Dat is geen grapje: brieven van August Willemsen
We zitten op nog geen kwart van zijn essay over ‘zijn soort’ literatuur, een stuk dat de prikkelende titel ‘Onontkoombaar(heid)’ draagt, als schrijver/vertaler August Willemsen na het noemen van diverse literaire invloeden (Léautaud, Gide, Dostojevski, Stendhal, Slauerhoff, Larbaud) plotseling een gevoelige vraag stelt, die een flink stuk van het gras voor zijn eigen voeten dreigt weg te maaien: ‘is kunst, literatuur, eigenlijk wel nodig? Is het geen luxe? Mensen zat die zonder kunst leven.

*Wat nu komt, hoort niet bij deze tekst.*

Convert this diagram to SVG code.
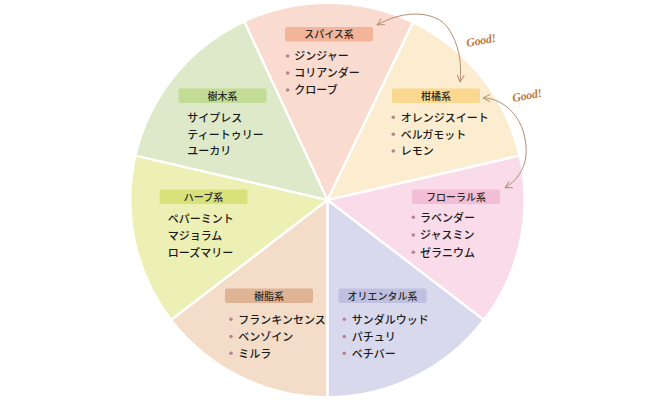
<svg xmlns="http://www.w3.org/2000/svg" width="650" height="400" viewBox="0 0 650 400">
<defs>
<style>
.lbl{font-family:"Noto Sans CJK JP","Noto Sans",sans-serif;font-size:10px;fill:#2a2a2a;text-anchor:middle;font-weight:500}
.itm{font-family:"Noto Sans CJK JP","Noto Sans",sans-serif;font-size:11px;fill:#1a1a1a;font-weight:500}
.dot{fill:#b98392}
.sep{stroke:#fff;stroke-width:2.5;fill:none}
.arr{stroke:#b48f72;stroke-width:1;fill:none}
.good{font-family:"Liberation Serif","DejaVu Serif",serif;font-style:italic;font-weight:bold;font-size:12px;fill:#c27a44;letter-spacing:-0.3px}
</style>
<marker id="ah" viewBox="0 0 8 8" refX="7.5" refY="4" markerWidth="8" markerHeight="8" markerUnits="userSpaceOnUse" orient="auto-start-reverse">
<path d="M0.5,0.5 L7.5,4 L0.5,7.5" fill="none" stroke="#b48f72" stroke-width="1"/>
</marker>
</defs>
<rect width="650" height="400" fill="#fff"/>

<g id="spice">
<path d="M327.5,200 L244.7,22.4 A196,196 0 0 1 412.5,23.4 Z" fill="#f9dbcf"/>
<rect x="285" y="27" width="88" height="14.5" rx="2" fill="#f3b59a"/>
<text class="lbl" x="329" y="38">スパイス系</text>
<circle class="dot" cx="287.7" cy="56" r="1.8"/><text class="itm" x="294.3" y="60">ジンジャー</text>
<circle class="dot" cx="287.7" cy="73" r="1.8"/><text class="itm" x="294.3" y="77">コリアンダー</text>
<circle class="dot" cx="287.7" cy="90" r="1.8"/><text class="itm" x="294.3" y="94">クローブ</text>
</g>

<g id="citrus">
<path d="M327.5,200 L412.5,23.4 A196,196 0 0 1 518.5,155.9 Z" fill="#fcedd0"/>
<rect x="392" y="88.5" width="88" height="14.5" rx="2" fill="#fad88f"/>
<text class="lbl" x="436" y="99.5">柑橘系</text>
<circle class="dot" cx="393.3" cy="117.3" r="1.8"/><text class="itm" x="400.7" y="121.5">オレンジスイート</text>
<circle class="dot" cx="393.3" cy="134.3" r="1.8"/><text class="itm" x="400.7" y="138.5">ベルガモット</text>
<circle class="dot" cx="393.3" cy="151" r="1.8"/><text class="itm" x="400.7" y="155">レモン</text>
</g>

<g id="floral">
<path d="M327.5,200 L518.5,155.9 A196,196 0 0 1 483,319.3 Z" fill="#f9dbe9"/>
<rect x="412" y="189.5" width="88" height="14.5" rx="2" fill="#f3bdd5"/>
<text class="lbl" x="456" y="200.5">フローラル系</text>
<circle class="dot" cx="413.3" cy="217.3" r="1.8"/><text class="itm" x="420" y="221.5">ラベンダー</text>
<circle class="dot" cx="413.3" cy="235" r="1.8"/><text class="itm" x="420" y="239">ジャスミン</text>
<circle class="dot" cx="413.3" cy="252.3" r="1.8"/><text class="itm" x="420" y="256.5">ゼラニウム</text>
</g>

<g id="oriental">
<path d="M327.5,200 L483,319.3 A196,196 0 0 1 327.5,396 Z" fill="#d9d9ee"/>
<rect x="338.5" y="288.5" width="88" height="14.5" rx="2" fill="#bfc0e0"/>
<text class="lbl" x="382.5" y="299.5">オリエンタル系</text>
<circle class="dot" cx="344.3" cy="319.3" r="1.8"/><text class="itm" x="351.7" y="323.5">サンダルウッド</text>
<circle class="dot" cx="344.3" cy="336.5" r="1.8"/><text class="itm" x="351.7" y="340.5">パチュリ</text>
<circle class="dot" cx="344.3" cy="353.3" r="1.8"/><text class="itm" x="351.7" y="357.5">ベチバー</text>
</g>

<g id="resin">
<path d="M327.5,200 L327.5,396 A196,196 0 0 1 172,319.3 Z" fill="#f3dcc8"/>
<rect x="225" y="288.5" width="88" height="14.5" rx="2" fill="#dfb494"/>
<text class="lbl" x="269" y="299.5">樹脂系</text>
<circle class="dot" cx="231" cy="319.3" r="1.8"/><text class="itm" x="238.3" y="323.5">フランキンセンス</text>
<circle class="dot" cx="231" cy="336.5" r="1.8"/><text class="itm" x="238.3" y="340.5">ベンゾイン</text>
<circle class="dot" cx="231" cy="353.3" r="1.8"/><text class="itm" x="238.3" y="357.5">ミルラ</text>
</g>

<g id="herb">
<path d="M327.5,200 L172,319.3 A196,196 0 0 1 136.5,155.9 Z" fill="#ecf0b4"/>
<rect x="159.5" y="189.5" width="88" height="14.5" rx="2" fill="#d7e27a"/>
<text class="lbl" x="203.5" y="200.5">ハーブ系</text>
<text class="itm" x="167.7" y="222.5">ペパーミント</text>
<text class="itm" x="167.7" y="240">マジョラム</text>
<text class="itm" x="167.7" y="256.5">ローズマリー</text>
</g>

<g id="wood">
<path d="M327.5,200 L136.5,155.9 A196,196 0 0 1 244.7,22.4 Z" fill="#dde9c8"/>
<rect x="178.5" y="88.5" width="88" height="14.5" rx="2" fill="#c2dc96"/>
<text class="lbl" x="222.5" y="99.5">樹木系</text>
<text class="itm" x="187.3" y="121.5">サイプレス</text>
<text class="itm" x="187.3" y="138.5">ティートゥリー</text>
<text class="itm" x="187.3" y="155">ユーカリ</text>
</g>

<g id="connectors">
<path class="sep" d="M327.5,200 L327.5,397 M327.5,200 L172,319.3 M327.5,200 L136.5,155.9 M327.5,200 L244.7,22.4 M327.5,200 L412.5,23.4 M327.5,200 L518.5,155.9 M327.5,200 L483,319.3"/>
<path class="arr" d="M377,25 C405,9 436,11 448,28 C459,44 462,62 460,82" marker-start="url(#ah)" marker-end="url(#ah)"/>
<path class="arr" d="M483,98 C505,98 528,120 526,155 C525,170 515,182 505,188" marker-start="url(#ah)" marker-end="url(#ah)"/>
<text class="good" x="467" y="47" transform="rotate(-10 467 47)">Good!</text>
<text class="good" x="513" y="102" transform="rotate(-10 513 102)">Good!</text>
</g>
</svg>
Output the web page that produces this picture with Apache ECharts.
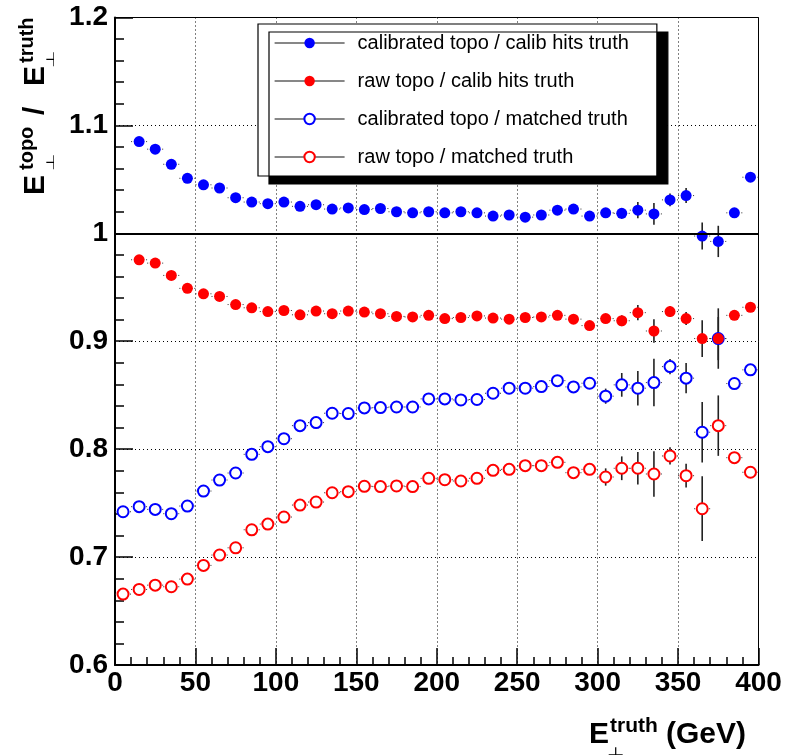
<!DOCTYPE html>
<html>
<head>
<meta charset="utf-8">
<script src="https://cdn.jsdelivr.net/npm/echarts@6/dist/echarts.min.js"></script>
<style>
  html, body { margin: 0; padding: 0; background: #fff; }
  #chart { width: 789px; height: 756px; }
</style>
</head>
<body>
<div id="chart"></div>
<script>
// Bin centres of the 10 GeV truth-ET bins (GeV)
const binCenters = [5, 15, 25, 35, 45, 55, 65, 75, 85, 95,
  105, 115, 125, 135, 145, 155, 165, 175, 185, 195,
  205, 215, 225, 235, 245, 255, 265, 275, 285, 295,
  305, 315, 325, 335, 345, 355, 365, 375, 385, 395];
// The calib-hits ratios have no entry in the first bin
const calibHitsBins = binCenters.slice(1);

const xTicks = [0, 50, 100, 150, 200, 250, 300, 350, 400];
const yTicks = [0.6, 0.7, 0.8, 0.9, 1.0, 1.1, 1.2];

const seriesNames = [
  'calibrated topo / calib hits truth',
  'raw topo / calib hits truth',
  'calibrated topo / matched truth',
  'raw topo / matched truth'
];

// calibrated topo / calib hits truth
const calibOverHits = [1.085, 1.078, 1.064, 1.051, 1.045, 1.042, 1.033, 1.029, 1.0275,
  1.029, 1.025, 1.0265, 1.0225, 1.0235, 1.022, 1.023, 1.020, 1.019, 1.020,
  1.019, 1.020, 1.019, 1.016, 1.017, 1.015, 1.017, 1.0215, 1.0225, 1.016,
  1.019, 1.0185, 1.0215, 1.018, 1.031, 1.035, 0.9975, 0.9925, 1.019, 1.052];
const calibOverHitsErr = [0.002, 0.002, 0.002, 0.002, 0.002, 0.002, 0.002, 0.002, 0.002,
  0.002, 0.002, 0.002, 0.002, 0.002, 0.002, 0.002, 0.002, 0.002, 0.002,
  0.002, 0.002, 0.002, 0.002, 0.002, 0.002, 0.002, 0.002, 0.002, 0.003,
  0.004, 0.005, 0.0075, 0.010, 0.006, 0.007, 0.0125, 0.0145, 0.004, 0.003];

// raw topo / calib hits truth
const rawOverHits = [0.9755, 0.9724, 0.961, 0.949, 0.944, 0.9415, 0.934, 0.931, 0.9275,
  0.9285, 0.9245, 0.928, 0.9255, 0.928, 0.927, 0.9255, 0.923, 0.9225, 0.924,
  0.921, 0.922, 0.9235, 0.9215, 0.9205, 0.922, 0.9225, 0.924, 0.9205, 0.9145,
  0.921, 0.919, 0.9265, 0.9095, 0.9275, 0.921, 0.9025, 0.9025, 0.924, 0.9315];
const rawOverHitsErr = [0.002, 0.002, 0.002, 0.002, 0.002, 0.002, 0.002, 0.002, 0.002,
  0.002, 0.002, 0.002, 0.002, 0.002, 0.002, 0.002, 0.002, 0.002, 0.002,
  0.002, 0.002, 0.002, 0.002, 0.002, 0.002, 0.002, 0.002, 0.002, 0.003,
  0.004, 0.005, 0.007, 0.011, 0.005, 0.006, 0.017, 0.020, 0.004, 0.003];

// calibrated topo / matched truth
const calibOverMatched = [0.742, 0.7467, 0.7442, 0.7402, 0.7473, 0.7612, 0.7714, 0.7779, 0.7952, 0.8023,
  0.8097, 0.8218, 0.8246, 0.8333, 0.833, 0.8382, 0.8385, 0.8391, 0.8391, 0.8466,
  0.8466, 0.8456, 0.846, 0.8518, 0.8565, 0.8565, 0.858, 0.8635, 0.8577, 0.8611,
  0.8491, 0.8596, 0.8565, 0.8617, 0.8765, 0.8658, 0.8157, 0.9025, 0.8608, 0.8735];
const calibOverMatchedErr = [0.003, 0.003, 0.003, 0.003, 0.003, 0.003, 0.003, 0.003, 0.003, 0.003,
  0.003, 0.003, 0.003, 0.003, 0.003, 0.003, 0.003, 0.003, 0.003, 0.003,
  0.003, 0.003, 0.003, 0.003, 0.003, 0.003, 0.003, 0.003, 0.003, 0.005,
  0.007, 0.011, 0.016, 0.022, 0.007, 0.014, 0.028, 0.028, 0.005, 0.004];

// raw topo / matched truth
const rawOverMatched = [0.6657, 0.670, 0.674, 0.6725, 0.6796, 0.6923, 0.7019, 0.7086, 0.7253, 0.7306,
  0.7371, 0.7482, 0.751, 0.7596, 0.7606, 0.7656, 0.7653, 0.7659, 0.7653, 0.773,
  0.7717, 0.7705, 0.773, 0.7804, 0.7813, 0.7847, 0.7847, 0.7878, 0.7782, 0.7813,
  0.7742, 0.7823, 0.7823, 0.777, 0.7937, 0.7754, 0.7448, 0.8218, 0.7921, 0.7786];
const rawOverMatchedErr = [0.003, 0.003, 0.003, 0.003, 0.003, 0.003, 0.003, 0.003, 0.003, 0.003,
  0.003, 0.003, 0.003, 0.003, 0.003, 0.003, 0.003, 0.003, 0.003, 0.003,
  0.003, 0.003, 0.003, 0.003, 0.003, 0.003, 0.003, 0.003, 0.003, 0.005,
  0.008, 0.011, 0.015, 0.021, 0.008, 0.011, 0.030, 0.028, 0.005, 0.004];

const binHalfWidth = 5; // GeV

const FONT = "'Liberation Sans', Arial, Helvetica, sans-serif";
const BLUE = '#0000ff';
const RED = '#ff0000';

function points(xs, ys) { return xs.map((x, i) => [x, ys[i]]); }
function withErr(xs, ys, es) { return xs.map((x, i) => [x, ys[i], es[i]]); }

// vertical stat error + dotted horizontal bin-width bar
function errorBarItem(params, api) {
  const x = api.value(0), y = api.value(1), e = api.value(2);
  const lo = api.coord([x, y - e]);
  const hi = api.coord([x, y + e]);
  const l = api.coord([x - binHalfWidth, y]);
  const r = api.coord([x + binHalfWidth, y]);
  return {
    type: 'group',
    children: [
      { type: 'line', shape: { x1: l[0], y1: l[1], x2: r[0], y2: r[1] },
        style: { stroke: '#333', lineWidth: 1, lineDash: [1, 2] } },
      { type: 'line', shape: { x1: lo[0], y1: lo[1], x2: hi[0], y2: hi[1] },
        style: { stroke: '#222', lineWidth: 1.6 } }
    ]
  };
}

function errorSeries(data) {
  return {
    type: 'custom', renderItem: errorBarItem, data: data,
    encode: { x: 0, y: 1 }, silent: true, z: 2
  };
}

function markerSeries(name, data, color, open) {
  return {
    name: name, type: 'line', data: data,
    symbol: open ? 'emptyCircle' : 'circle',
    symbolSize: open ? 11 : 11,
    showSymbol: true,
    lineStyle: { opacity: 0 },
    itemStyle: open ? { color: color, borderColor: color, borderWidth: 1.8 }
                    : { color: color, borderWidth: 0 },
    emphasis: { disabled: true },
    silent: true,
    z: 3
  };
}

// Text pieces placed by their baseline
function txt(text, x, baseline, size, opts) {
  opts = opts || {};
  return {
    type: 'text', x: x, y: baseline - 0.3465 * size,
    style: {
      text: text,
      font: (opts.weight || 'bold') + ' ' + size + 'px ' + (opts.family || FONT),
      fill: '#000', align: 'left', verticalAlign: 'middle',
      textAlign: 'left', textVerticalAlign: 'middle'
    }
  };
}
// the "perp" subscript, drawn squat
function perp(x, baseline) {
  return {
    type: 'group', x: x, y: baseline, scaleY: 0.55,
    children: [txt('\u22A5', 0, 0, 20, { weight: 'normal', family: "'DejaVu Sans', sans-serif" })]
  };
}

const yTitle = {
  type: 'group', x: 46, y: 194, rotation: Math.PI / 2,
  children: [
    txt('E', -1, 0, 30),
    txt('topo', 24, -12, 20),
    perp(23, 9),
    txt('/', 79, 0, 30),
    txt('E', 108, 0, 30),
    perp(126, 9),
    txt('truth', 131, -12, 20)
  ]
};

const xTitle = {
  type: 'group', x: 0, y: 0,
  children: [
    txt('E', 589, 745, 30),
    txt('truth', 610, 733, 21),
    perp(607, 756),
    txt('(GeV)', 666, 745, 30)
  ]
};

const chart = echarts.init(document.getElementById('chart'), null, { renderer: 'canvas' });

const option = {
  backgroundColor: '#fff',
  animation: false,
  grid: {
    left: 115, right: 30.5, top: 17.5, bottom: 91,
    show: true, borderColor: '#000', borderWidth: 1, backgroundColor: 'transparent',
    containLabel: false, outerBoundsMode: 'none'
  },
  xAxis: {
    type: 'value', min: xTicks[0], max: xTicks[xTicks.length - 1], interval: xTicks[1] - xTicks[0],
    axisLine: { show: true, onZero: false, lineStyle: { color: '#000', width: 2 } },
    axisTick: { show: true, inside: true, length: 17, lineStyle: { color: '#000', width: 1.5 } },
    minorTick: { show: true, splitNumber: 5, length: 8, lineStyle: { color: '#000', width: 1.5 } },
    splitLine: { show: true, lineStyle: { color: '#000', width: 1, type: [1, 3] } },
    axisLabel: { show: true, margin: 4, color: '#000', fontFamily: FONT, fontWeight: 'bold', fontSize: 28 }
  },
  yAxis: {
    type: 'value', min: yTicks[0], max: yTicks[yTicks.length - 1], interval: 0.1,
    axisLine: { show: true, onZero: false, lineStyle: { color: '#000', width: 2 } },
    axisTick: { show: true, inside: true, length: 18, lineStyle: { color: '#000', width: 1.5 } },
    minorTick: { show: true, splitNumber: 5, length: 9, lineStyle: { color: '#000', width: 1.5 } },
    splitLine: { show: true, lineStyle: { color: '#000', width: 1, type: [1, 3] } },
    axisLabel: {
      show: true, margin: 7, color: '#000', fontFamily: FONT, fontWeight: 'bold', fontSize: 28,
      padding: [10, 0, 0, 0],
      formatter: v => String(Math.round(v * 10) / 10)
    }
  },
  legend: {
    orient: 'vertical', left: 258, top: 24,
    padding: [9, 28, 9, 16], itemGap: 18,
    itemWidth: 70, itemHeight: 13,
    backgroundColor: '#fff', borderColor: '#000', borderWidth: 1.2,
    shadowColor: '#000', shadowBlur: 0, shadowOffsetX: 11, shadowOffsetY: 8,
    selectedMode: false,
    data: seriesNames,
    lineStyle: { color: '#111', width: 1.2, opacity: 1, type: 'solid' },
    textStyle: { color: '#000', fontFamily: FONT, fontSize: 20, padding: [0, 0, 0, 8] }
  },
  series: [
    errorSeries(withErr(binCenters, calibOverMatched, calibOverMatchedErr)),
    errorSeries(withErr(binCenters, rawOverMatched, rawOverMatchedErr)),
    errorSeries(withErr(calibHitsBins, calibOverHits, calibOverHitsErr)),
    errorSeries(withErr(calibHitsBins, rawOverHits, rawOverHitsErr)),
    markerSeries(seriesNames[2], points(binCenters, calibOverMatched), BLUE, true),
    markerSeries(seriesNames[3], points(binCenters, rawOverMatched), RED, true),
    Object.assign(markerSeries(seriesNames[0], points(calibHitsBins, calibOverHits), BLUE, false), {
      markLine: {
        silent: true, symbol: 'none', label: { show: false },
        lineStyle: { color: '#000', width: 2, type: 'solid' },
        data: [{ yAxis: 1 }]
      }
    }),
    markerSeries(seriesNames[1], points(calibHitsBins, rawOverHits), RED, false)
  ],
  graphic: [yTitle, xTitle]
};

chart.setOption(option);
</script>
</body>
</html>
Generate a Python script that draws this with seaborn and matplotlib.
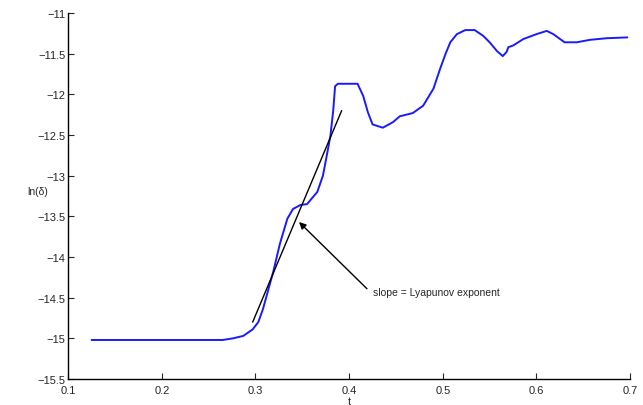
import numpy as np
import pandas as pd
import matplotlib
matplotlib.use("Agg")
import matplotlib.pyplot as plt
import seaborn as sns

# blue curve: ln(delta) vs t
t_vals = [0.125, 0.20, 0.265, 0.276, 0.287, 0.297, 0.303, 0.308, 0.313, 0.319,
          0.326, 0.334, 0.340, 0.348, 0.355, 0.366, 0.372, 0.376, 0.380, 0.383,
          0.385, 0.388, 0.409, 0.415, 0.420, 0.425, 0.436, 0.447, 0.454, 0.468,
          0.479, 0.490, 0.497, 0.503, 0.508, 0.515, 0.524, 0.534, 0.543, 0.550,
          0.558, 0.564, 0.568, 0.570, 0.575, 0.586, 0.600, 0.611, 0.618, 0.630,
          0.643, 0.657, 0.675, 0.697]
ln_delta = [-15.02, -15.02, -15.02, -15.00, -14.97, -14.89, -14.80, -14.64, -14.43, -14.18,
            -13.84, -13.53, -13.41, -13.36, -13.35, -13.20, -13.00, -12.76, -12.51, -12.20,
            -11.90, -11.87, -11.87, -12.02, -12.22, -12.37, -12.41, -12.34, -12.27, -12.23,
            -12.14, -11.93, -11.69, -11.50, -11.36, -11.26, -11.21, -11.21, -11.28, -11.36,
            -11.47, -11.53, -11.48, -11.42, -11.40, -11.32, -11.26, -11.22, -11.26, -11.36,
            -11.36, -11.33, -11.31, -11.30]

# fitted slope line
fit_t = [0.297, 0.392]
fit_y = [-14.80, -12.20]

# annotation
note_text = "slope = Lyapunov exponent"
note_tip = (0.3465, -13.57)
note_tail = (0.419, -14.39)

x_ticks = [0.1, 0.2, 0.3, 0.4, 0.5, 0.6, 0.7]
y_ticks = [-15.5, -15, -14.5, -14, -13.5, -13, -12.5, -12, -11.5, -11]

sns.set_style("ticks")
plt.rcParams['font.family'] = ['Liberation Sans', 'DejaVu Sans']
plt.rcParams['xtick.direction'] = 'in'
plt.rcParams['ytick.direction'] = 'in'

df = pd.DataFrame({"t": t_vals, "ln": ln_delta})

fig = plt.figure(figsize=(6.43, 4.06), dpi=100)
ax = fig.add_axes([0.106, 0.064, 0.874, 0.9015])

sns.lineplot(data=df, x="t", y="ln", ax=ax, color="#1a1aff", linewidth=1.4)
ax.plot(fit_t, fit_y, color="black", linewidth=1.0)

ax.annotate("", xy=note_tip, xytext=note_tail,
            arrowprops=dict(arrowstyle="-|>", color="black", lw=1.0,
                            mutation_scale=10, shrinkA=0, shrinkB=0))
ax.text(note_tail[0] + 0.006, note_tail[1] - 0.04, note_text,
        fontsize=7.5, va="center", ha="left")

ax.set_xlim(0.1, 0.7)
ax.set_ylim(-15.5, -11)
ax.set_xticks(x_ticks)
ax.set_xticklabels([f"{v:g}" for v in x_ticks], fontsize=8)
ax.set_yticks(y_ticks)
ax.set_yticklabels([f"{v:g}".replace("-", "\u2212") for v in y_ticks], fontsize=8)
ax.tick_params(length=4, width=0.8)
ax.tick_params(axis="y", pad=2)
ax.tick_params(axis="x", pad=4)
ax.set_xlabel("t", fontsize=8, labelpad=1)
ax.set_ylabel("ln(δ)", fontsize=7.5, rotation=0, labelpad=10)
ax.yaxis.set_label_coords(-0.055, 0.5)

sns.despine(ax=ax)
for s in ("left", "bottom"):
    ax.spines[s].set_linewidth(1.0)
    ax.spines[s].set_color("black")

fig.savefig("out.png", dpi=100)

Ik heb er genoeg ontmoet, en het is precies als met kunstzinnig of literair onderlegde mensen: sommigen zijn aardig, anderen niet; sommigen zijn gevoelig, anderen niet (...).’ Anders gezegd: ‘Waartoe kunst? Met het leven alleen valt best te leven.’
De vraag lokt een andere uit. Wat ís kunst eigenlijk? Kom ik op terug.
Soms, aldus Willemsen, wenste hij dat er überhaupt niet zoiets bestond als literatuur. Dat zou hem heel wat tijd hebben gescheeld. Heel wat frustratie of schaamte over boeken die hij nog niet had gelezen, oeuvres. De vraag naar de noodzaak van kunst is dus eigenlijk de verkeerde, al is het verleidelijk om hem zo te stellen, zeker in tijden waarin je het woord ‘kunstsubsidie’ niet kan uitspreken zonder op zijn minst een opgetrokken wenkbrauw of twee uit te lokken.